WASHINGTON - There is strong support from Americans for many of the proposals to curb gun violence that President Barack Obama announced Wednesday, but according to a new national poll, public support has slipped a bit when compared to surveys taken immediately after last month's mass shooting at an elementary school in Connecticut.
A CNN/Time Magazine/ORC International poll also indicates that Americans generally favor stricter gun control and think that it is too easy to buy guns in this country, but they don't believe that stricter gun laws would reduce gun violence all by themselves.
The poll's Wednesday release comes a few hours after the president proposed background checks on all gun sales and bans on military style assault weapons and high-capacity magazines as part of a package of steps to reduce gun violence in the wake last month's massacre, where a suicidal gunman killed 26 people, including 20 children at Sandy Hook Elementary School in Newtown, Connecticut.
According to the survey, 56% support a ban on semi-automatic guns like the AK-47, but that's down from 62% in a CNN poll taken in the days after the shooting at Sandy Hook. The same is true for a ban on high-capacity ammunition clips -- 62% in December, down to 58% now -- as well as a requirement for all gun owners to register their firearms with the local government -- 78% last month, down to 69% now.

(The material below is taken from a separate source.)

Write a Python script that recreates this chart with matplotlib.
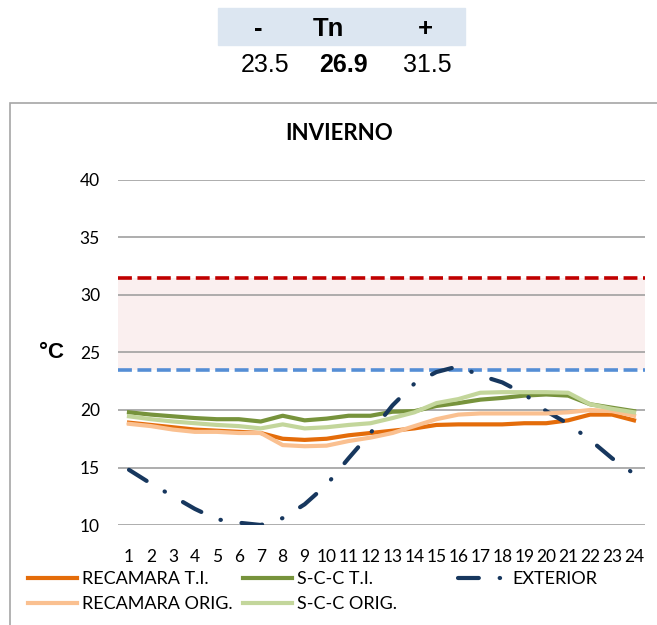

"Those changes are likely due to the passage of time, as the initial shock of the Newtown tragedy has begun to wear off, and may indicate why the White House has put the gun issue on a fast track," says CNN Polling Director Keating Holland.

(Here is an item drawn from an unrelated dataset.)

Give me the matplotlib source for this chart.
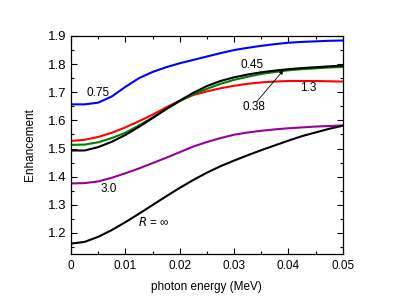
import matplotlib
matplotlib.use("Agg")
import matplotlib.pyplot as plt
from matplotlib.ticker import MultipleLocator, FormatStrFormatter

plt.rcParams['font.family'] = ['Liberation Sans', 'DejaVu Sans']

# photon energy (MeV)
energy = [0.0, 0.0025, 0.005, 0.0075, 0.01, 0.0125, 0.015, 0.0175, 0.02, 0.0225, 0.025,
          0.0275, 0.03, 0.0325, 0.035, 0.0375, 0.04, 0.0425, 0.045, 0.0475, 0.05]

r_075 = [1.657, 1.657, 1.663, 1.685, 1.719, 1.750, 1.772, 1.789, 1.803, 1.815, 1.827,
         1.839, 1.850, 1.858, 1.865, 1.871, 1.876, 1.879, 1.881, 1.883, 1.884]
r_13 = [1.527, 1.531, 1.541, 1.556, 1.575, 1.597, 1.620, 1.646, 1.670, 1.690, 1.703,
        1.714, 1.723, 1.730, 1.735, 1.738, 1.740, 1.740, 1.740, 1.739, 1.738]
r_038 = [1.513, 1.514, 1.522, 1.537, 1.556, 1.582, 1.610, 1.640, 1.668, 1.693, 1.712,
         1.730, 1.744, 1.755, 1.765, 1.772, 1.778, 1.782, 1.785, 1.788, 1.790]
r_045 = [1.493, 1.493, 1.505, 1.524, 1.548, 1.577, 1.608, 1.640, 1.670, 1.698, 1.722,
         1.740, 1.753, 1.763, 1.771, 1.777, 1.782, 1.786, 1.789, 1.792, 1.795]
r_30 = [1.376, 1.377, 1.383, 1.396, 1.412, 1.429, 1.448, 1.467, 1.487, 1.507, 1.523,
        1.537, 1.549, 1.557, 1.563, 1.568, 1.572, 1.575, 1.578, 1.580, 1.582]
r_inf = [1.162, 1.168, 1.186, 1.210, 1.238, 1.268, 1.299, 1.330, 1.360, 1.388, 1.414,
         1.437, 1.457, 1.476, 1.494, 1.511, 1.528, 1.544, 1.557, 1.570, 1.581]

fig = plt.figure(figsize=(3.99, 3.06), dpi=100)
ax = fig.add_axes([71/399, 1-254/306, (342.7-71)/399, (254-36)/306])

lw = 1.5
ax.plot(energy, r_075, color="#0000ff", lw=lw)
ax.plot(energy, r_13, color="#ff0000", lw=lw)
ax.plot(energy, r_038, color="#008000", lw=lw)
ax.plot(energy, r_045, color="black", lw=lw)
ax.plot(energy, r_30, color="#990099", lw=lw)
ax.plot(energy, r_inf, color="black", lw=lw)

fs = 8.5
ax.text(0.005, 1.699, "0.75", fontsize=fs, ha="center", va="center")
ax.text(0.0333, 1.797, "0.45", fontsize=fs, ha="center", va="center")
ax.text(0.0436, 1.716, "1.3", fontsize=fs, ha="center", va="center")
ax.text(0.0337, 1.648, "0.38", fontsize=fs, ha="center", va="center")
ax.text(0.007, 1.356, "3.0", fontsize=fs, ha="center", va="center")
ax.text(0.0153, 1.238, "$\\it{R}$ = ∞", fontsize=fs, ha="center", va="center")
ax.annotate("", xy=(0.0391, 1.779), xytext=(0.0342, 1.667),
            arrowprops=dict(arrowstyle="-|>", color="black", lw=0.6,
                            mutation_scale=6, shrinkA=0, shrinkB=0))

ax.set_xlim(0, 0.05)
ax.set_ylim(1.125, 1.9)
ax.xaxis.set_major_locator(MultipleLocator(0.01))
ax.xaxis.set_minor_locator(MultipleLocator(0.005))
ax.yaxis.set_major_locator(MultipleLocator(0.1))
ax.yaxis.set_minor_locator(MultipleLocator(0.05))
ax.xaxis.set_major_formatter(plt.FuncFormatter(lambda v, p: "0" if abs(v) < 1e-9 else "%.2f" % v))
ax.yaxis.set_major_formatter(FormatStrFormatter("%.1f"))
ax.tick_params(which="both", direction="in", top=True, right=True, width=0.8)
ax.tick_params(axis="x", labelsize=8.5, pad=4)
ax.tick_params(axis="y", labelsize=9.5, pad=3)
ax.tick_params(which="major", length=4)
ax.tick_params(which="minor", length=2)
for s in ax.spines.values():
    s.set_linewidth(0.9)

ax.set_xlabel("photon energy (MeV)", fontsize=8.5, labelpad=7)
ax.set_ylabel("Enhancement", fontsize=8.5, labelpad=9)

plt.savefig("out.png", dpi=100)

The survey indicates Americans are evenly divided on restricting ammunition purchases, but they strongly favor background checks at all levels -- 92% want them at gun stores, 87% want them at gun shows, and 75% favor background checks even for person-to-person transactions between individuals.
Attitudes toward Obama's gun proposals vary widely in many key demographics. It's not surprising that Democrats strongly favor and Republicans strongly oppose the President's gun initiatives. But there are gender and generation gaps as well. Two-thirds of women, for example, favor a ban on semi-automatic assault weapons, while a majority of men oppose such a ban. Support for that proposal is nine points higher among people over 50 years old than it is among younger Americans. Those patterns repeat on many other gun proposals.
The poll indicates that the landscape is shifting on both sides of the debate.
"Gun control supporters may feel more strongly about the issue than in past years, but the attitudes of gun owners have also shifted," adds Holland. "A majority of Americans who live in a household with a gun now say that the federal government is trying to take away their right to own a gun; in the 1990s, a plurality of people in gun households didn't see it that way."
According to the poll, personal security is also a growing issue. In the 1990s, most people in gun households said that they owned a weapon mostly for sporting purposes, with only one in five saying their guns were for protection from crime. Now, the number who say their guns are mostly for protection has grown to nearly a third of all gun households.
The survey also indicates that 55% of Americans generally favor stricter gun control laws, with 56% saying that it's currently too easy to buy guns in this country. But only 39% say that stricter gun controls would reduce gun violence all by themselves.
"That's mostly because only a quarter of Americans say that the availability of guns is the primary reason for gun violence in the country. More Americans blame gun violence on popular culture or the way parents raise their children," says Holland.
That may also be a reason why a majority of Americans (54%-45%) favor armed guards in every school in the country although that proposal does not restrict guns in any way, and why a plurality (47%-40%) say that armed guards would do more to reduce gun violence in schools than stricter gun control laws would.
The proposal on guards in schools came from the National Rifle Association, and according plurality say that they generally agree with the NRA's positions. The gun rights organization has successfully fought against the passage of gun control legislation in Congress over the past decade.
"The does not mean that Americans agree with every position the NRA takes on gun control -- polls have repeatedly and consistently shown high support for proposals the NRA opposes -- but the poll does indicate that the NRA's overall approach resonates with many Americans," adds Holland.
The poll was conducted for CNN and Time
Magazine by ORC International Monday and Tuesday (Jan. 14-15), with 814 adults nationwide questioned by telephone. The survey's overall sampling error is plus or minus 3.5 percentage points.